> [Description of the task]: Print exactly the lines from the first one down to the line that contains "const yMinor = [0.1, 0.3, 0.5, 0.7];", both included, and skip the pictures.

——————————

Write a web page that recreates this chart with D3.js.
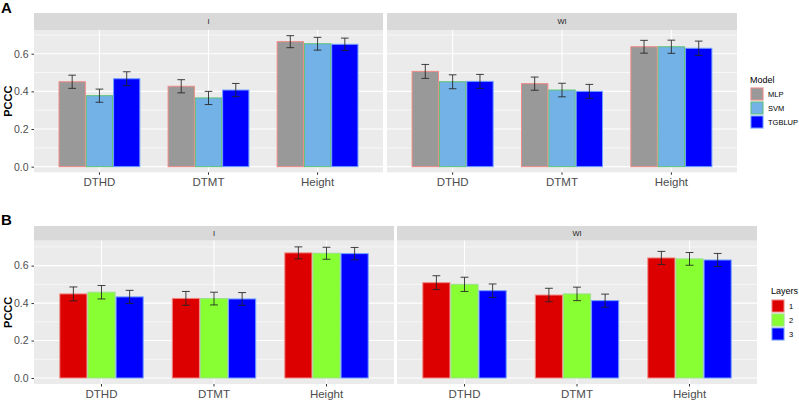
<!DOCTYPE html>
<html><head><meta charset="utf-8">
<script src="https://cdn.jsdelivr.net/npm/d3@7"></script>
<style>body{margin:0;background:#fff}svg{display:block;font-family:"Liberation Sans",Arial,sans-serif}</style>
</head><body><svg id="c" width="799" height="403"></svg>
<script>
// ---- data ----
const categories = ["DTHD", "DTMT", "Height"];
const environments = ["I", "WI"];
const models = ["MLP", "SVM", "TGBLUP"];
const layers = ["1", "2", "3"];
const yTicks = [0, 0.2, 0.4, 0.6];
const yMinor = [0.1, 0.3, 0.5, 0.7];

// Panel A (Model): means and error half-widths, per environment
const mlpI = [0.451, 0.427, 0.664];
const svmI = [0.377, 0.365, 0.653];
const tgblupI = [0.467, 0.407, 0.650];
const mlpWI = [0.506, 0.441, 0.637];
const svmWI = [0.451, 0.407, 0.637];
const tgblupWI = [0.453, 0.400, 0.629];
const mlpErrI = [0.035, 0.035, 0.032];
const svmErrI = [0.035, 0.035, 0.034];
const tgblupErrI = [0.037, 0.035, 0.033];
const mlpErrWI = [0.037, 0.035, 0.034];
const svmErrWI = [0.037, 0.036, 0.035];
const tgblupErrWI = [0.037, 0.037, 0.038];

// Panel B (Layers)
const layer1I = [0.449, 0.425, 0.668];
const layer2I = [0.458, 0.424, 0.666];
const layer3I = [0.433, 0.422, 0.664];
const layer1WI = [0.509, 0.443, 0.641];
const layer2WI = [0.500, 0.449, 0.636];
const layer3WI = [0.466, 0.413, 0.630];
const layer1ErrI = [0.037, 0.037, 0.032];
const layer2ErrI = [0.036, 0.034, 0.032];
const layer3ErrI = [0.035, 0.034, 0.033];
const layer1ErrWI = [0.037, 0.036, 0.035];
const layer2ErrWI = [0.038, 0.036, 0.034];
const layer3ErrWI = [0.036, 0.035, 0.035];

// ---- build tables ----
const modelTable = {
  I: [mlpI, svmI, tgblupI], WI: [mlpWI, svmWI, tgblupWI]
};
const modelErr = {
  I: [mlpErrI, svmErrI, tgblupErrI], WI: [mlpErrWI, svmErrWI, tgblupErrWI]
};
const layerTable = {
  I: [layer1I, layer2I, layer3I], WI: [layer1WI, layer2WI, layer3WI]
};
const layerErr = {
  I: [layer1ErrI, layer2ErrI, layer3ErrI], WI: [layer1ErrWI, layer2ErrWI, layer3ErrWI]
};

const svg = d3.select("#c");

function drawFigure(cfg) {
  const g = svg.append("g");
  // panel label
  g.append("text").attr("x", 1).attr("y", cfg.labelY).text(cfg.label)
    .attr("font-size", 15).attr("font-weight", "bold").attr("fill", "#000");
  const y = d3.scaleLinear().domain(cfg.yDomain).range([cfg.panelBottom, cfg.panelTop]);

  cfg.panels.forEach((px, pi) => {
    const env = environments[pi];
    const x = d3.scaleBand().domain(categories).range(px)
      .paddingInner(0.25).paddingOuter(0.225);
    const xs = d3.scaleBand().domain(cfg.series).range([0, x.bandwidth()]).padding(0);
    const pg = g.append("g");
    // strip
    pg.append("rect").attr("x", px[0]).attr("y", cfg.stripTop)
      .attr("width", px[1] - px[0]).attr("height", cfg.panelTop - cfg.stripTop).attr("fill", "#d9d9d9");
    pg.append("text").attr("x", (px[0] + px[1]) / 2).attr("y", (cfg.stripTop + cfg.panelTop) / 2 + 2.5)
      .attr("text-anchor", "middle").attr("font-size", 7.5).attr("fill", "#1a1a1a").text(env);
    // panel bg
    pg.append("rect").attr("x", px[0]).attr("y", cfg.panelTop)
      .attr("width", px[1] - px[0]).attr("height", cfg.panelBottom - cfg.panelTop).attr("fill", "#ebebeb");
    // grid
    pg.selectAll(".gmin").data(yMinor).join("line")
      .attr("x1", px[0]).attr("x2", px[1]).attr("y1", d => y(d)).attr("y2", d => y(d))
      .attr("stroke", "#fff").attr("stroke-width", 0.6);
    pg.selectAll(".gmaj").data(yTicks).join("line")
      .attr("x1", px[0]).attr("x2", px[1]).attr("y1", d => y(d)).attr("y2", d => y(d))
      .attr("stroke", "#fff").attr("stroke-width", 1.1);
    pg.selectAll(".gv").data(categories).join("line")
      .attr("x1", d => x(d) + x.bandwidth() / 2).attr("x2", d => x(d) + x.bandwidth() / 2)
      .attr("y1", cfg.panelTop).attr("y2", cfg.panelBottom)
      .attr("stroke", "#fff").attr("stroke-width", 1.1);
    // bars
    const vals = cfg.values[env], errs = cfg.errors[env];
    const data = [];
    cfg.series.forEach((s, si) => categories.forEach((c, ci) => {
      data.push({ c, s, si, v: vals[si][ci], e: errs[si][ci] });
    }));
    pg.selectAll(".bar").data(data).join("rect")
      .attr("x", d => x(d.c) + xs(d.s) + 0.5).attr("width", xs.bandwidth() - 1)
      .attr("y", d => y(d.v)).attr("height", d => y(0) - y(d.v))
      .attr("fill", d => cfg.fills[d.si]).attr("stroke", d => cfg.strokes[d.si]).attr("stroke-width", 1);
    const ww = xs.bandwidth() * 0.14;
    const eg = pg.selectAll(".err").data(data).join("g")
      .attr("stroke", "#222").attr("stroke-opacity", 0.85).attr("stroke-width", 1);
    eg.append("line").attr("x1", d => x(d.c) + xs(d.s) + xs.bandwidth() / 2)
      .attr("x2", d => x(d.c) + xs(d.s) + xs.bandwidth() / 2)
      .attr("y1", d => y(d.v + d.e)).attr("y2", d => y(d.v - d.e));
    eg.append("line").attr("x1", d => x(d.c) + xs(d.s) + xs.bandwidth() / 2 - ww)
      .attr("x2", d => x(d.c) + xs(d.s) + xs.bandwidth() / 2 + ww)
      .attr("y1", d => y(d.v + d.e)).attr("y2", d => y(d.v + d.e));
    eg.append("line").attr("x1", d => x(d.c) + xs(d.s) + xs.bandwidth() / 2 - ww)
      .attr("x2", d => x(d.c) + xs(d.s) + xs.bandwidth() / 2 + ww)
      .attr("y1", d => y(d.v - d.e)).attr("y2", d => y(d.v - d.e));
    // x axis
    const xa = pg.append("g").attr("transform", `translate(0,${cfg.panelBottom})`)
      .call(d3.axisBottom(x).tickSizeInner(2.5).tickSizeOuter(0).tickPadding(3));
    xa.select(".domain").remove();
    xa.selectAll("line").attr("stroke", "#333");
    xa.selectAll("text").attr("font-size", 11.5).attr("fill", "#4d4d4d")
      .attr("font-family", "Liberation Sans, Arial, sans-serif");
    // y axis on first panel
    if (pi === 0) {
      const ya = pg.append("g").attr("transform", `translate(${px[0]},0)`)
        .call(d3.axisLeft(y).tickValues(yTicks).tickFormat(d3.format(".1f"))
          .tickSizeInner(2.5).tickSizeOuter(0).tickPadding(3));
      ya.select(".domain").remove();
      ya.selectAll("line").attr("stroke", "#333");
      ya.selectAll("text").attr("font-size", 10.5).attr("fill", "#4d4d4d")
        .attr("font-family", "Liberation Sans, Arial, sans-serif");
    }
  });
  // y title
  g.append("text").attr("transform", `translate(12,${(cfg.panelTop + cfg.panelBottom) / 2}) rotate(-90)`)
    .attr("text-anchor", "middle").attr("font-size", 11).attr("font-weight", "bold").text("PCCC");
  // legend
  const lg = g.append("g");
  lg.append("text").attr("x", cfg.legX).attr("y", cfg.legTitleY).attr("font-size", 9)
    .attr("fill", "#000").text(cfg.legTitle);
  const kh = cfg.keyH;
  cfg.series.forEach((s, i) => {
    lg.append("rect").attr("x", cfg.legX).attr("y", cfg.legKeyTop + i * kh)
      .attr("width", kh).attr("height", kh).attr("fill", "#f2f2f2");
    lg.append("rect").attr("x", cfg.legX + 1).attr("y", cfg.legKeyTop + i * kh + 1)
      .attr("width", kh - 2).attr("height", kh - 2)
      .attr("fill", cfg.fills[i]).attr("stroke", cfg.strokes[i]).attr("stroke-width", 1);
    lg.append("text").attr("x", cfg.legX + kh + 4).attr("y", cfg.legKeyTop + i * kh + kh / 2 + 2.7)
      .attr("font-size", 7.5).attr("fill", "#000").text(s);
  });
}

drawFigure({
  label: "A", labelY: 13,
  stripTop: 13, panelTop: 30, panelBottom: 172.3, yDomain: [-0.03, 0.726],
  panels: [[34, 383], [387, 737]],
  series: models, values: modelTable, errors: modelErr,
  fills: ["#999999", "#73b2e6", "#0000ff"],
  strokes: ["#f08a84", "#5cc27a", "#6f9fff"],
  legTitle: "Model", legX: 750, legTitleY: 82.5, legKeyTop: 87, keyH: 14
});
drawFigure({
  label: "B", labelY: 225,
  stripTop: 226, panelTop: 240.7, panelBottom: 384, yDomain: [-0.032, 0.733],
  panels: [[34, 394], [397, 757]],
  series: layers, values: layerTable, errors: layerErr,
  fills: ["#dd0000", "#88ff33", "#0000ff"],
  strokes: ["#f08a84", "#9be08a", "#6f9fff"],
  legTitle: "Layers", legX: 771, legTitleY: 293.5, legKeyTop: 299, keyH: 14
});
</script></body></html>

——————————

> [Solved problem]:
Write a web page that recreates this chart with D3.js.
<!DOCTYPE html>
<html><head><meta charset="utf-8">
<script src="https://cdn.jsdelivr.net/npm/d3@7"></script>
<style>body{margin:0;background:#fff}svg{display:block;font-family:"Liberation Sans",Arial,sans-serif}</style>
</head><body><svg id="c" width="799" height="403"></svg>
<script>
// ---- data ----
const categories = ["DTHD", "DTMT", "Height"];
const environments = ["I", "WI"];
const models = ["MLP", "SVM", "TGBLUP"];
const layers = ["1", "2", "3"];
const yTicks = [0, 0.2, 0.4, 0.6];
const yMinor = [0.1, 0.3, 0.5, 0.7];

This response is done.